While you still have a good internet connection, open Safari’s Preferences (or, in iOS, tap on Safari in Settings), and go to the Advanced tool. Select (tick) the fourth checkbox down, to Save articles for offline reading automatically. Then visit each of the web pages which you want to keep accessible, and once they have loaded, add them to your reading list using that command in the Bookmarks menu.
Once you turn Airplane Mode on, or your Wi-Fi connection off, and board your plane or whatever, you can then access those saved pages in your reading list, even though your Mac or iOS device doesn’t have an internet connection.
The way this seems to work is that, when the feature is enabled, Safari saves each webpage in your reading list in a small cache. When your Mac can’t fetch those pages directly, it displays what it has in that page’s cache. As so many pages now depend on additional files, Safari has to go a little deeper than just saving the one page.
The skill in implementing this feature is working out how deep to go when following links on a page, and which types of link to follow. Simple embedded images, for example, are essential, or the saved page will be useless. Certain types of content, such as dynamic data from a weather station display or webcam, are also likely to get omitted, and most users will understand why.
Only Safari is getting progressively worse at making these decisions, to the point where the version running in iOS 11.2.1 is almost useless as an offline reader. Even the two most widely-used versions of Safari 11.0.2 for macOS differ in their usefulness.
I tested three different versions of Safari, as found in Sierra 10.12.6, High Sierra 10.13.2, and iOS 11.2.1 (on an iPad Pro):
- In Sierra 10.12.6, Safari 11.0.2 (which describes itself as build 12604.4.7.1.4) works well, with no missing files, except for some dynamically updated data.
- In iOS 11.2.1, offline reading in Safari is next to useless, with almost every website being ‘not available for offline reading’. There doesn’t seem to be any way to control this.
When the High Sierra version fails to load content for a page in its offline reader, the error message it gives is inappropriate too. Informing the user that Reading List articles are available for viewing while you are offline only rubs salt into the wound: that is exactly what the user expected Safari to do, but it is the app which has failed to come up to expectations, not the user.
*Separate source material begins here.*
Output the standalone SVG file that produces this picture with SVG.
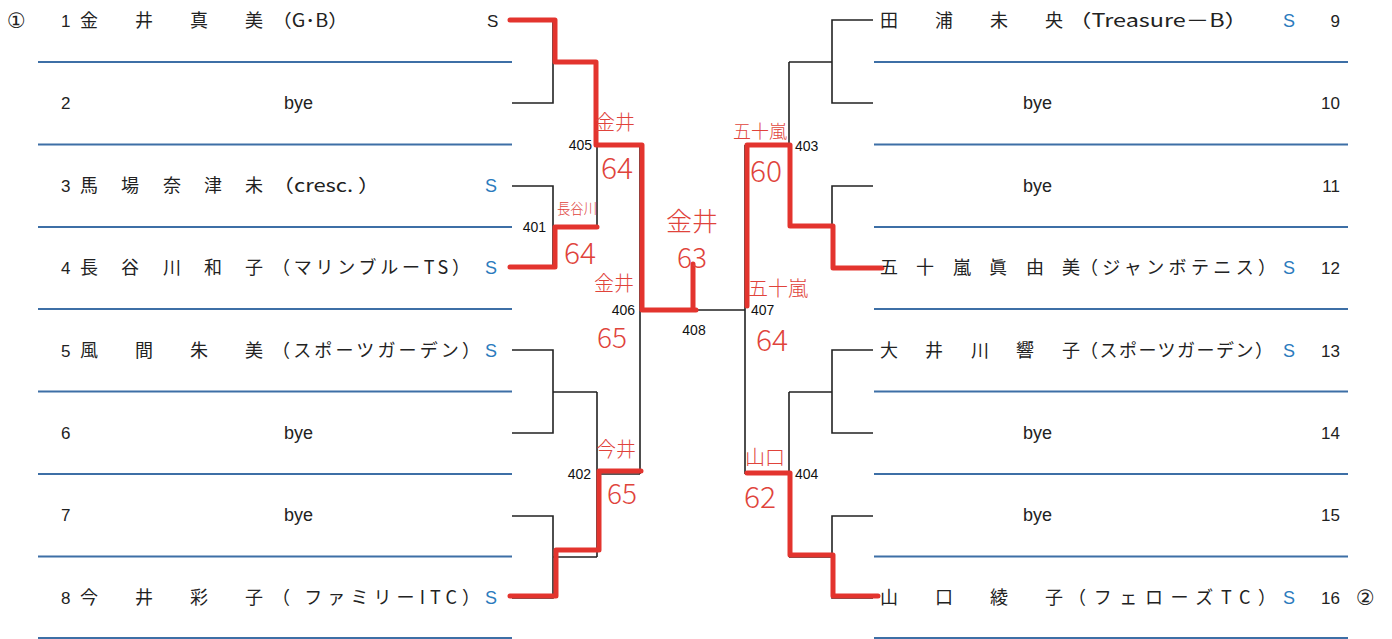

The iOS version is disarmingly honest about its failures, and doesn’t even attempt to offer most pages saved for offline reading. Instead, it just lists them and informs you that they’re not available for offline reading, although Sierra’s Safari handles them without so much as a faint sigh.
All three versions of Safari were released at around the same time: the macOS versions on 6 December, and iOS 11.2.1 on 13 December 2017. iOS devices are far more likely to be used offline, and macOS is most likely to be used offline when running on MacBook/Air/Pro models. So logically, you might expect the iOS implementation to work better than macOS ones, and High Sierra better than Sierra, given Apple’s most recent emphasis on and success in marketing laptop Macs.
There don’t appear to be any user controls over the depth to which offline reader versions are cached. But, for the moment at least, those systems which are likely to use it most are also those in which it works most poorly. To the point where, on any iOS device, offline reading is temporarily offline.
(Thanks to Russell for asking me why this doesn’t work as it should.)